Original Broadway Cast, 1968 (United Artists/MGM/Kritzerland) (3 / 5) Based on the film The Apartment, this show was the only Broadway effort of pop songwriters Burt Bacharach (music) and Hal David (lyrics), who had written such hits as “Alfie,” “One Less Bell to Answer,” and “Do You Know the Way to San Jose?” As originally released, the cast recording of Promises, Promises was one of the most problematic ever from a performance standpoint. The usually wonderful Jerry Orbach sounded pitch-shy as Chuck Baxter in several cuts, especially in “She Likes Basketball” and two duets, “Our Little Secret” (with Edward Winter as J. D. Sheldrake) and “A Young Pretty Girl Like You” (with A. Larry Haines as Dr. Dreyfuss). In those last two named songs, it was hard to tell who was singing farther off pitch, but at any rate, both cuts were almost unlistenable in sections. As Fran Kubelik, the young woman caught between Baxter and Sheldrake, Jill O’Hara displayed a voice with an odd, folk-singer quality, coarse and unequalized throughout its range. And, in the original mix of the album, there was an excessive amount of reverb in the vocals, while the percussion sounded too heavy and the strings remote. The happy news is that a latter-day remastering of this album for the Kritzerland label addressed and ameliorated these problems (other than the quality of O’Hara’s voice and the reverb in the vocals) through skillful remixing and pitch correction, greatly improving the overall listening experience. The score itself is flawed in David’s sometimes ham-fisted lyrics, but the good work (“Half as Big as Life,” “Knowing When to Leave,” “I’Il Never Fall in Love Again,” the title song, and others) finally outweighs the bad.

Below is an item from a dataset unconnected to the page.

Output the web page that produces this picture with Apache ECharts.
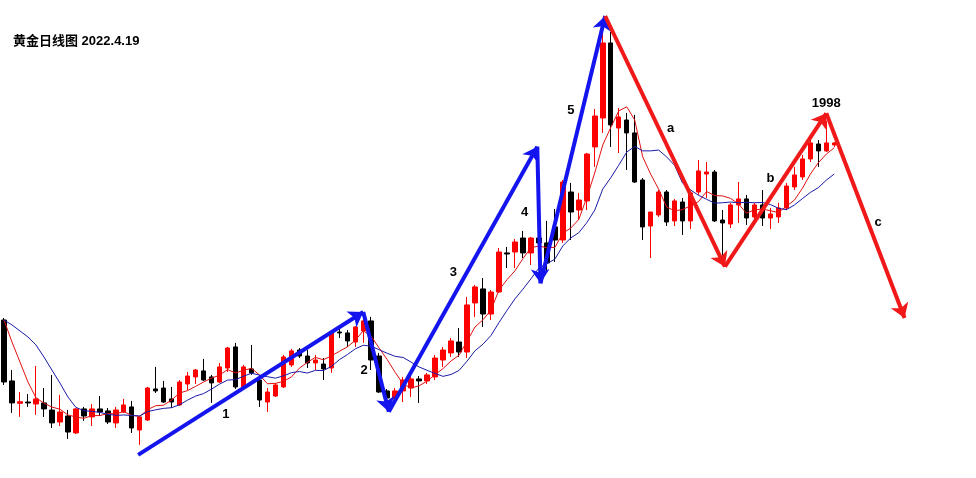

Note: According to the album credits, you can supposedly hear Donna McKechnie singing along with Baayork Lee and Margo Sappington in “Turkey Lurkey Time,” but the number was actually recorded by the show’s “orchestra voices.” — Michael Portantiere
Original London Cast, 1969 (United Artists/Kritzerland) (3 / 5) This recording was out of print for years, until it finally received an excellent if belated digital transfer and release by Kritzerland. The two leads, Tony Roberts and Betty Buckley, were just starting their careers in 1969 but went on to become established Broadway stars. Roberts is charming in Baxter’s songs, and if Buckley’s steely belt/soprano won’t appeal to everyone, she’s solid from a technical standpoint. James Congdon as Sheldrake sings “Wanting Things” well, if not with quite as much voice as Edward Winters on the original Broadway cast album. A major plus of the recording is its superb technical quality; Jonathan Tunick’s orchestrations sound magnificent, with the strings more prominent than on the OBCR, and the voices are recorded with a great deal of presence and no excess of reverb. Note: Donna McKechnie traveled to London with the show and is again credited on the cast album, but you won’t hear her singing on “Turkey Lurkey Time” track here, either. — M.P.
Broadway Cast, 2010 (Masterworks Broadway) (2 / 5) The 2010 Broadway revisal of Promises, Promises was marred by poor direction (Rob Ashford was responsible) and the ill-advised, unnecessary interpolation of two Bacharach-David hits that were not in the original score, “I Say a Little Prayer” and “A House is Not a Home.” But the slack direction is, of course, not evident on the cast album, and the added songs are enjoyable in their own right out of context, so much of this recording is an agreeable listening experience. A stumbling block for some listeners may be the buzz-saw vibrato of Sean Hayes’s voice as heard in Chuck Baxter’s multiple songs, surely not to everyone’s taste. More pleasant to hear is Kristin Chenoweth’s singing as Fran, even if her songs are sung in keys much lower than the soprano range in which she’s most at home. Although Tony Goldwyn is not known as a singer, he does a fine job with Sheldrake’s “Wanting Things” and his duet with Hayes, “Our Little Secret.” Katie Finneran is a comic delight as Marge MacDougall, playing off Hayes in “A Fact Can Be a Beautiful Thing,” and Jonathan Tunick’s adaptations of his own original orchestrations sound pretty great. — M.P.